= Minnyi Mintha =

Minnyi Mintha (မင်းညီမင်းသား, /my/) was the common title for all Princes of the Blood of the Burmese monarchy (i.e. sons, grandsons, brothers and nephews of a sovereign), who were all assigned fiefdoms when they came of age, and promoted to this rank.

==Specific ranks and titles for dynasty members==
It was divided into four principal grades, as follows, awarded individually:
- The Great Deputy King: Maha Uparaja Anaudrapa Einshay Min (မဟာဥပရာဇာအနောက်ရပအိမ်ရှေ့မင်း), incorrectly termed Crown Prince by Europeans, and addressed as His Royal Highness.
- Viceroy or governor of a province: (territorial title) Bayin Khan (ဘုရင်ခံ), i.e. Viceroy, with the style of His Royal Highness.
- Great Princes, a maximum of eighteen at any one time, divided into nine great princes of the left and nine great princes of the right: Minthaya-gyi (မင်းသာရကြီး)), together with the rank of Thado Min (သတိုးမင်း), i.e. Prince, with the style of His Royal Highness.
- Middle Princes, a maximum of eighteen at any one time, divided into nine middle princes of the left and nine middle princes of the right: Mintha-lat (မင်းသားလတ်)), together with the rank of Min Ye (မင်းရဲ, Prince, with the style of His Royal Highness.

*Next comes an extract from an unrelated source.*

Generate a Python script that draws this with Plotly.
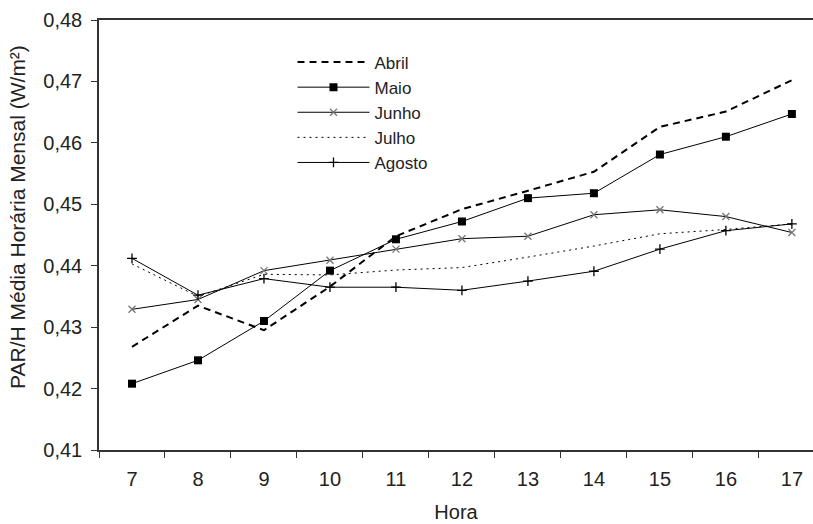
import plotly.graph_objects as go

horas = ["7", "8", "9", "10", "11", "12", "13", "14", "15", "16", "17"]
abril = [0.4268, 0.4335, 0.4295, 0.4366, 0.4448, 0.4492, 0.4522, 0.4553, 0.4626, 0.4651, 0.4702]
maio = [0.4208, 0.4246, 0.4310, 0.4392, 0.4443, 0.4472, 0.4510, 0.4518, 0.4581, 0.4610, 0.4647]
junho = [0.4329, 0.4345, 0.4392, 0.4409, 0.4427, 0.4444, 0.4448, 0.4483, 0.4491, 0.4480, 0.4454]
julho = [0.4403, 0.4350, 0.4386, 0.4385, 0.4393, 0.4397, 0.4414, 0.4432, 0.4452, 0.4459, 0.4468]
agosto = [0.4412, 0.4352, 0.4379, 0.4365, 0.4365, 0.4360, 0.4375, 0.4391, 0.4427, 0.4457, 0.4468]

FONT = "Liberation Sans, Arial, sans-serif"
TXT = "#222222"

fig = go.Figure()
fig.add_trace(go.Scatter(x=horas, y=abril, name="Abril", mode="lines",
                         line=dict(color="black", width=2, dash="7px,5px")))
fig.add_trace(go.Scatter(x=horas, y=maio, name="Maio", mode="lines+markers",
                         line=dict(color="black", width=1),
                         marker=dict(symbol="square", size=8, color="black")))
fig.add_trace(go.Scatter(x=horas, y=junho, name="Junho", mode="lines+markers",
                         line=dict(color="black", width=1),
                         marker=dict(symbol="x-thin", size=7, color="#777777",
                                     line=dict(color="#777777", width=1.3))))
fig.add_trace(go.Scatter(x=horas, y=julho, name="Julho", mode="lines",
                         line=dict(color="black", width=1, dash="2px,4px")))
fig.add_trace(go.Scatter(x=horas, y=agosto, name="Agosto", mode="lines+markers",
                         line=dict(color="black", width=1),
                         marker=dict(symbol="cross-thin", size=7, color="black",
                                     line=dict(color="black", width=1.3))))

fig.update_layout(
    width=813, height=524,
    margin=dict(l=99, r=0, t=20, b=74),
    paper_bgcolor="white", plot_bgcolor="white",
    separators=",.",
    font=dict(family=FONT, size=20, color=TXT),
    showlegend=True,
    legend=dict(x=0.271, y=0.943, xanchor="left", yanchor="top",
                bgcolor="rgba(0,0,0,0)", borderwidth=0, itemwidth=72,
                font=dict(family=FONT, size=17, color=TXT),
                tracegroupgap=0),
    xaxis=dict(type="category", range=[-0.5, 10.32], tickson="boundaries",
               ticks="outside", ticklen=6, tickcolor="#333333",
               showline=True, linecolor="#333333", linewidth=1.5, mirror=True,
               showgrid=False, zeroline=False, ticklabelstandoff=10,
               automargin=False,
               tickfont=dict(family=FONT, size=20, color=TXT),
               title=dict(text="Hora", standoff=16,
                          font=dict(family=FONT, size=20, color=TXT))),
    yaxis=dict(range=[0.41, 0.48], dtick=0.01, tickformat=".2f",
               ticks="outside", ticklen=6, tickcolor="#333333",
               showline=True, linecolor="#333333", linewidth=1.5, mirror=False,
               showgrid=False, zeroline=False, ticklabelstandoff=5,
               automargin=False,
               tickfont=dict(family=FONT, size=20, color=TXT)),
    annotations=[dict(text="PAR/H Média Horária Mensal (W/m²)", textangle=-90,
                      xref="paper", yref="paper", x=-0.114, y=0.541,
                      xanchor="center", yanchor="middle", showarrow=False,
                      font=dict(family=FONT, size=21, color=TXT))],
)

fig.write_html("out.html", config={"displayModeBar": False},
               post_script="document.body.style.margin='0';document.body.style.overflow='hidden';")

Specific titles were also used not by office, but by birth; however these were NOT indicative of the succession, for which there were no effective rules, a power struggle in the palace was the rule.
- The eldest son of the sovereign, by his chief Queen: Shwe Kodaw-gyi Awratha (ရွှေကိုယ်တော်ကြီးဩရသ), i.e. Prince with the style of His Royal Highness.
- younger sons of the sovereign, by his chief Queen: Shwe Kodaw-gyi Rajaputra (ရွှေကိုယ်တော်ကြီးရာဇာပုတြာ), i.e. Prince with the style of His Royal Highness.
- sons of the sovereign, by his senior Queens: Shwe Kodaw-gyi (ရွှေကိုယ်တော်ကြီး), i.e. Prince with the style of His Royal Highness.
- sons of the sovereign, by his junior wives: Kodaw-gyi (ကိုယ်တော်ကြီး), i.e. Prince with the style of His Royal Highness.
- sons of a Prince, by a junior wife: Hteik Tin (ထိပ်တင်), i.e. Prince.